AIM OF THE EXERCISE :: The records below need retyping in full; give them again exactly.

[start DATASET]

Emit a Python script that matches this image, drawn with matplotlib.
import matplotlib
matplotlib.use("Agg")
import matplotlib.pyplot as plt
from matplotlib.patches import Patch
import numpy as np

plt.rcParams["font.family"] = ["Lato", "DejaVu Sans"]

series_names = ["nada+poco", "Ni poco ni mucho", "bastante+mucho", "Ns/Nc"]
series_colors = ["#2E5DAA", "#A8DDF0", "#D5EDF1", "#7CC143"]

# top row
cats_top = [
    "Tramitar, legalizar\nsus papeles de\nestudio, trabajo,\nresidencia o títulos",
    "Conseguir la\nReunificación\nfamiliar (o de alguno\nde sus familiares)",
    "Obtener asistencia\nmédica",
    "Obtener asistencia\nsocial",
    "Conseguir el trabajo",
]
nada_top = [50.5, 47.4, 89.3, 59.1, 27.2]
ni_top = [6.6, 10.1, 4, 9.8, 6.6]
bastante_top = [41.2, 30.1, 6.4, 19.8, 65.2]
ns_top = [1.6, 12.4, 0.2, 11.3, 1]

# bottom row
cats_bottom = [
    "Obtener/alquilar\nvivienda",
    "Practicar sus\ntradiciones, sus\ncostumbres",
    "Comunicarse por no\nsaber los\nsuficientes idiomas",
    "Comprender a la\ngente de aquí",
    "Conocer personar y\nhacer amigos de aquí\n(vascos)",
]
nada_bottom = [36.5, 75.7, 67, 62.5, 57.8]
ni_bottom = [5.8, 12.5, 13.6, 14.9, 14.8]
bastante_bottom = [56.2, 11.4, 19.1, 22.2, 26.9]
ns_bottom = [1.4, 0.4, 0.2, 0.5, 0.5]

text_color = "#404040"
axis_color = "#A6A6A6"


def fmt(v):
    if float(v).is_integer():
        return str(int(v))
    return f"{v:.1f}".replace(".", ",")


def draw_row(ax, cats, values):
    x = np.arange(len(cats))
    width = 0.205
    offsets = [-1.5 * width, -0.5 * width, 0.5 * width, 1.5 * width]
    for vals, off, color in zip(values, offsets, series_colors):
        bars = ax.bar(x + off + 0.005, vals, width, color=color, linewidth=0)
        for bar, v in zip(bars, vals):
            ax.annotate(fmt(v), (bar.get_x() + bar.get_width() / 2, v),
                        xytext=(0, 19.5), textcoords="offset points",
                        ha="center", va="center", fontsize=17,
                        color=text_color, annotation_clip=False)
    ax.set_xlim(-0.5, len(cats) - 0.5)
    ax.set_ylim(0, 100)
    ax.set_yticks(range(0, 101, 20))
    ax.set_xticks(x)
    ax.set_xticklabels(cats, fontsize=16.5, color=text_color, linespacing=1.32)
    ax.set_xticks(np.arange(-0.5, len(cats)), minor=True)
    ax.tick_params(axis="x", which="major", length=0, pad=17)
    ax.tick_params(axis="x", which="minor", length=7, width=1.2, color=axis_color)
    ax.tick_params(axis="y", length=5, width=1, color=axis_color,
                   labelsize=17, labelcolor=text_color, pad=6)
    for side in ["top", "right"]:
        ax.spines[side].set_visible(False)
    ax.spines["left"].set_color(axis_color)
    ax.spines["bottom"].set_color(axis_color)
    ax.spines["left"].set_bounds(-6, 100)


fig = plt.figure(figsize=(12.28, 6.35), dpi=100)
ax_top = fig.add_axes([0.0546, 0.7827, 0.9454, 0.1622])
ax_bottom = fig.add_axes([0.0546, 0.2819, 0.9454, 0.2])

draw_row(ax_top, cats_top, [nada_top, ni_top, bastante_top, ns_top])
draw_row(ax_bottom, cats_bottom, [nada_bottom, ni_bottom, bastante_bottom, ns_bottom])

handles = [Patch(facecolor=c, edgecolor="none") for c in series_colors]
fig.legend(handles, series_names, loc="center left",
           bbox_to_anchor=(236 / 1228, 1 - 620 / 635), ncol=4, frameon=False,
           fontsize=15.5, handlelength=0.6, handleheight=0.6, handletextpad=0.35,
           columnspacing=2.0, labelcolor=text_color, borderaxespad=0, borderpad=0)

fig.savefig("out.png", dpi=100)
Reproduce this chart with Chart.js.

[end DATASET]

WRITTEN RESPONSE ::
Emit a Python script that matches this image, drawn with matplotlib.
import matplotlib
matplotlib.use("Agg")
import matplotlib.pyplot as plt
from matplotlib.patches import Patch
import numpy as np

plt.rcParams["font.family"] = ["Lato", "DejaVu Sans"]

series_names = ["nada+poco", "Ni poco ni mucho", "bastante+mucho", "Ns/Nc"]
series_colors = ["#2E5DAA", "#A8DDF0", "#D5EDF1", "#7CC143"]

# top row
cats_top = [
    "Tramitar, legalizar\nsus papeles de\nestudio, trabajo,\nresidencia o títulos",
    "Conseguir la\nReunificación\nfamiliar (o de alguno\nde sus familiares)",
    "Obtener asistencia\nmédica",
    "Obtener asistencia\nsocial",
    "Conseguir el trabajo",
]
nada_top = [50.5, 47.4, 89.3, 59.1, 27.2]
ni_top = [6.6, 10.1, 4, 9.8, 6.6]
bastante_top = [41.2, 30.1, 6.4, 19.8, 65.2]
ns_top = [1.6, 12.4, 0.2, 11.3, 1]

# bottom row
cats_bottom = [
    "Obtener/alquilar\nvivienda",
    "Practicar sus\ntradiciones, sus\ncostumbres",
    "Comunicarse por no\nsaber los\nsuficientes idiomas",
    "Comprender a la\ngente de aquí",
    "Conocer personar y\nhacer amigos de aquí\n(vascos)",
]
nada_bottom = [36.5, 75.7, 67, 62.5, 57.8]
ni_bottom = [5.8, 12.5, 13.6, 14.9, 14.8]
bastante_bottom = [56.2, 11.4, 19.1, 22.2, 26.9]
ns_bottom = [1.4, 0.4, 0.2, 0.5, 0.5]

text_color = "#404040"
axis_color = "#A6A6A6"


def fmt(v):
    if float(v).is_integer():
        return str(int(v))
    return f"{v:.1f}".replace(".", ",")


def draw_row(ax, cats, values):
    x = np.arange(len(cats))
    width = 0.205
    offsets = [-1.5 * width, -0.5 * width, 0.5 * width, 1.5 * width]
    for vals, off, color in zip(values, offsets, series_colors):
        bars = ax.bar(x + off + 0.005, vals, width, color=color, linewidth=0)
        for bar, v in zip(bars, vals):
            ax.annotate(fmt(v), (bar.get_x() + bar.get_width() / 2, v),
                        xytext=(0, 19.5), textcoords="offset points",
                        ha="center", va="center", fontsize=17,
                        color=text_color, annotation_clip=False)
    ax.set_xlim(-0.5, len(cats) - 0.5)
    ax.set_ylim(0, 100)
    ax.set_yticks(range(0, 101, 20))
    ax.set_xticks(x)
    ax.set_xticklabels(cats, fontsize=16.5, color=text_color, linespacing=1.32)
    ax.set_xticks(np.arange(-0.5, len(cats)), minor=True)
    ax.tick_params(axis="x", which="major", length=0, pad=17)
    ax.tick_params(axis="x", which="minor", length=7, width=1.2, color=axis_color)
    ax.tick_params(axis="y", length=5, width=1, color=axis_color,
                   labelsize=17, labelcolor=text_color, pad=6)
    for side in ["top", "right"]:
        ax.spines[side].set_visible(False)
    ax.spines["left"].set_color(axis_color)
    ax.spines["bottom"].set_color(axis_color)
    ax.spines["left"].set_bounds(-6, 100)


fig = plt.figure(figsize=(12.28, 6.35), dpi=100)
ax_top = fig.add_axes([0.0546, 0.7827, 0.9454, 0.1622])
ax_bottom = fig.add_axes([0.0546, 0.2819, 0.9454, 0.2])

draw_row(ax_top, cats_top, [nada_top, ni_top, bastante_top, ns_top])
draw_row(ax_bottom, cats_bottom, [nada_bottom, ni_bottom, bastante_bottom, ns_bottom])

handles = [Patch(facecolor=c, edgecolor="none") for c in series_colors]
fig.legend(handles, series_names, loc="center left",
           bbox_to_anchor=(236 / 1228, 1 - 620 / 635), ncol=4, frameon=False,
           fontsize=15.5, handlelength=0.6, handleheight=0.6, handletextpad=0.35,
           columnspacing=2.0, labelcolor=text_color, borderaxespad=0, borderpad=0)

fig.savefig("out.png", dpi=100)
Reproduce this chart with Chart.js.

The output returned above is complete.